Given the statistical fragility identified across the orthopedic literature, future research should integrate the FI and FQ metrics in outcome reporting to aid in the interpretation of study findings. Furthermore, future studies should consider using additional statistical tools such as the MCID, substantial clinical benefit, patient-acceptable symptomatic state, and maximal outcome improvement to ensure clinically significant improvement from interventions employed. In the present fragility analysis, just 7 articles used such metrics to indicate clinically significant improvement. Consistent reporting of the MCID or other clinically significant outcome measures may allow for more effective evaluation of the extent of treatment effects. 32 Furthermore, these metrics will aid in standardizing assessment of patient improvement and ensuring evidence-based decision-making for management of cartilage defects of the knee.
Limitations
This fragility analysis is not without limitations. Our systematic review was limited to the available RCT literature with an intervention arm related to marrow stimulation for cartilage restoration of the knee. In addition, our fragility analysis was limited to dichotomous outcomes, thus leaving out continuous outcomes or trials with greater than 2 intervention arms. Furthermore, while we categorized the extracted outcomes for subgroup analysis, there was heterogeneity across the studies in assessment of the outcomes (e.g., different timepoints of outcome assessment, different PROMs evaluated, different thresholds for volume of defect filling). This review also did not assess studies prior to 2010 which may have limited how comprehensive our fragility analysis of marrow stimulation RCTs was. Finally, there are currently no FI and FQ thresholds set in the literature. However, Baer et al. 58 argue against setting a uniform threshold and instead recommends considering the clinical question being addressed and study design characteristics when interpreting fragility. Thus, a comprehensive analysis of outcome robustness should include the P-value, FI, and FQ metrics in conjunction with evaluation of study design quality and evidence of bias.
Conclusion
RCTs assessing marrow stimulation techniques in cartilage restoration of the knee are statistically fragile. Only 3 outcome event reversals may be sufficient to alter significance.
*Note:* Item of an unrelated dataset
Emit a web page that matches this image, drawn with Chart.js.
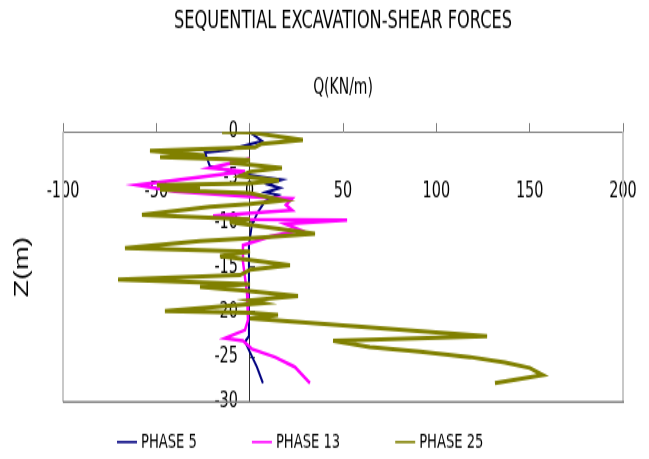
<!DOCTYPE html>
<html>
<head>
<meta charset="utf-8">
<script src="https://cdn.jsdelivr.net/npm/chart.js@4.4.1/dist/chart.umd.min.js"></script>
<style>
  html { margin: 0; padding: 0; background: #fff; overflow: hidden; }
  body { margin: 0; padding: 0; background: #fff; width: 649px; height: 459px; }
  /* the chart is laid out on a shorter canvas and stretched vertically */
  #wrap { width: 649px; height: 328px; transform: scaleY(1.39939); transform-origin: 0 0; }
</style>
</head>
<body>
<div id="wrap"><canvas id="c" width="649" height="328"></canvas></div>
<script>
// Shear force Q (kN/m) against depth Z (m) for three excavation phases
const phase5Depth = [0, -1, -2, -2.3, -3.8, -4.7, -5, -5.3, -5.8, -6.2, -6.7, -7, -7.7, -8.9, -10.3, -12.6, -18.7, -22.7, -23.3, -24.4, -26.1, -27.9];
const phase5Shear = [0, 6.6, -11.6, -23.9, -21.3, -2.5, 6.6, 17.3, 9.8, 16.2, 8.7, 15.2, 8.2, 4.4, 1.2, -0.4, -0.4, -0.4, -2.5, 0, 3.9, 7.1];

const phase13Depth = [-3, -4, -4.4, -5.9, -6.6, -7.2, -7.4, -8.1, -8.7, -8.9, -9.3, -9.7, -9.8, -10.2, -10.9, -11.6, -12.6, -14.4, -17.9, -20.9, -22, -22.9, -23.2, -24.1, -25, -26.1, -27.9];
const phase13Shear = [0, -21.2, -2.5, -60.3, -40, 0, 22.7, 19.4, 22.7, 8.7, -19.6, 0, 52.2, 19, 27, 10.9, -3.6, -3.6, -1.4, -0.9, -2.5, -13.2, -3.6, 1.2, 13.5, 24.2, 32.3];

const phase25Depth = [0, -0.05, -0.9, -1.3, -1.7, -2.1, -2.6, -2.8, -3.1, -3.4, -4.0, -4.4, -4.9, -5.4, -5.7, -5.9, -6.2, -6.4, -6.8, -7.6, -8.0, -8.3, -9.2, -9.7, -10.0, -11.3, -11.8, -12.1, -12.9, -13.3, -13.8, -14.8, -15.3, -15.9, -16.4, -16.9, -17.2, -17.6, -18.2, -18.7, -19.0, -19.9, -20.1, -20.3, -20.7, -22.7, -23.2, -23.9, -24.4, -25.0, -25.6, -26.2, -27.0, -27.9];
const phase25Shear = [-14.8, 0.2, 28.5, 6.6, 2.8, -53.4, -23.9, -48, 0.2, -10.6, 17.3, 0.2, -5.2, 15.7, 0.2, -49.7, -26.6, -48, 0.2, 17.8, 0.2, -21.2, -57.7, 0.2, -10.6, 35, 0.2, -26.6, -66.8, 0.2, -15.9, 21.6, 0.2, -5.2, -70.5, 0.2, -26.6, -4.1, 25.9, 0.2, 7.1, -45.4, 0.2, 15.2, 0.2, 127.2, 44.7, 64.4, 91.2, 118, 136.8, 150, 157.1, 131.4];

const seriesNames = ['PHASE 5', 'PHASE 13', 'PHASE 25'];
const seriesColors = ['#000080', '#ff00ff', '#808000'];

const xTickStep = 50;
const yTickStep = 5;

const NARROW = "'DejaVu Sans Condensed', 'Liberation Sans Narrow', sans-serif";

function toPoints(depth, shear) {
  return depth.map((z, i) => ({ x: shear[i], y: z }));
}

// plot frame: light side borders and a darker base line
const framePlugin = {
  id: 'frame',
  beforeDatasetsDraw(chart) {
    const { ctx, chartArea: a } = chart;
    ctx.save();
    ctx.lineWidth = 2;
    ctx.strokeStyle = '#c8c8c8';
    ctx.beginPath();
    ctx.moveTo(a.left, a.top); ctx.lineTo(a.left, a.bottom);
    ctx.moveTo(a.right, a.top); ctx.lineTo(a.right, a.bottom);
    ctx.stroke();
    ctx.lineWidth = 1.5;
    ctx.strokeStyle = '#808080';
    ctx.beginPath();
    ctx.moveTo(a.left, a.bottom); ctx.lineTo(a.right + 1, a.bottom);
    ctx.stroke();
    ctx.restore();
  }
};

// series key under the plot
const keyPlugin = {
  id: 'seriesKey',
  afterDraw(chart) {
    const { ctx, chartArea: a } = chart;
    const y = chart.height - 12.1;
    let x = a.left + 54;
    ctx.save();
    ctx.font = "14.6px " + NARROW;
    ctx.textBaseline = 'middle';
    ctx.textAlign = 'left';
    chart.data.datasets.forEach(ds => {
      ctx.strokeStyle = ds.borderColor;
      ctx.lineWidth = 1.6;
      ctx.beginPath();
      ctx.moveTo(x, y); ctx.lineTo(x + 20, y);
      ctx.stroke();
      ctx.fillStyle = '#000';
      ctx.fillText(ds.label, x + 24, y);
      x += 24 + ctx.measureText(ds.label).width + 55;
    });
    ctx.restore();
  }
};

const datasets = [
  { label: seriesNames[0], data: toPoints(phase5Depth, phase5Shear), borderColor: seriesColors[0], borderWidth: 2, order: 3 },
  { label: seriesNames[1], data: toPoints(phase13Depth, phase13Shear), borderColor: seriesColors[1], borderWidth: 2.5, order: 2 },
  { label: seriesNames[2], data: toPoints(phase25Depth, phase25Shear), borderColor: seriesColors[2], borderWidth: 3, order: 1 }
].map(d => Object.assign(d, {
  showLine: true, pointRadius: 0, pointHoverRadius: 0, tension: 0, fill: false,
  backgroundColor: d.borderColor, xAxisID: 'x', yAxisID: 'y'
}));

new Chart(document.getElementById('c'), {
  type: 'scatter',
  data: { datasets },
  options: {
    responsive: false,
    animation: false,
    events: [],
    layout: { padding: { top: 0, right: 26, bottom: 40.7, left: 0 } },
    plugins: {
      legend: { display: false },
      tooltip: { enabled: false },
      title: {
        display: true,
        text: 'SEQUENTIAL EXCAVATION-SHEAR FORCES',
        color: '#000',
        fullSize: false,
        font: { family: NARROW, size: 18, weight: 'normal' },
        padding: { top: 4.9, bottom: 13.5 }
      }
    },
    scales: {
      x: {
        type: 'linear',
        position: 'top',
        min: -100,
        max: 200,
        ticks: { stepSize: xTickStep, mirror: true, padding: 33.2, color: '#000', font: { family: NARROW, size: 16 } },
        grid: { drawOnChartArea: false, drawTicks: true, tickLength: 6.4, color: '#7f7f7f' },
        border: { display: true, color: '#7f7f7f', width: 1 },
        title: { display: true, text: 'Q(KN/m)', color: '#000', font: { family: NARROW, size: 15.5 }, padding: { top: 14, bottom: 0 } },
        afterFit(s) { s.height = 54.3; s.paddingLeft = 0; s.paddingRight = 0; }
      },
      y: {
        type: 'linear',
        position: { x: 0 },
        min: -30,
        max: 0,
        ticks: { stepSize: yTickStep, color: '#000', font: { family: NARROW, size: 16 }, callback: v => v + '\u2002 ' },
        grid: { drawOnChartArea: false, drawTicks: true, tickLength: -6, color: '#555' },
        border: { display: true, color: '#333', width: 1 }
      },
      yTitle: {
        type: 'linear',
        position: 'left',
        min: -30,
        max: 0,
        ticks: { display: false },
        grid: { display: false, drawTicks: false },
        border: { display: false },
        title: { display: true, text: 'Z(m)', color: '#000', font: { family: "'Liberation Sans', Arial, sans-serif", size: 20.5 }, padding: { top: 9.7, bottom: 0 } },
        afterFit(s) { s.width = 63; }
      }
    }
  },
  plugins: [framePlugin, keyPlugin]
});
</script>
</body>
</html>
We therefore recommend the combined reporting of FI and FQ metrics with P-values and clinically significant outcome metrics (i.e., the MCID) to ensure that clinicians are able to effectively interpret the robustness of outcomes reported in RCTs assessing knee cartilage restoration techniques.
Footnotes
Acknowledgments and Funding
The author(s) received no financial support for the research, authorship, and/or publication of this article.
Declaration of Conflicting Interests
The author(s) declared no potential conflicts of interest with respect to the research, authorship, and/or publication of this article.
Ethical Approval
IRB approval was not required for this manuscript as only publicly available data was included in the investigation.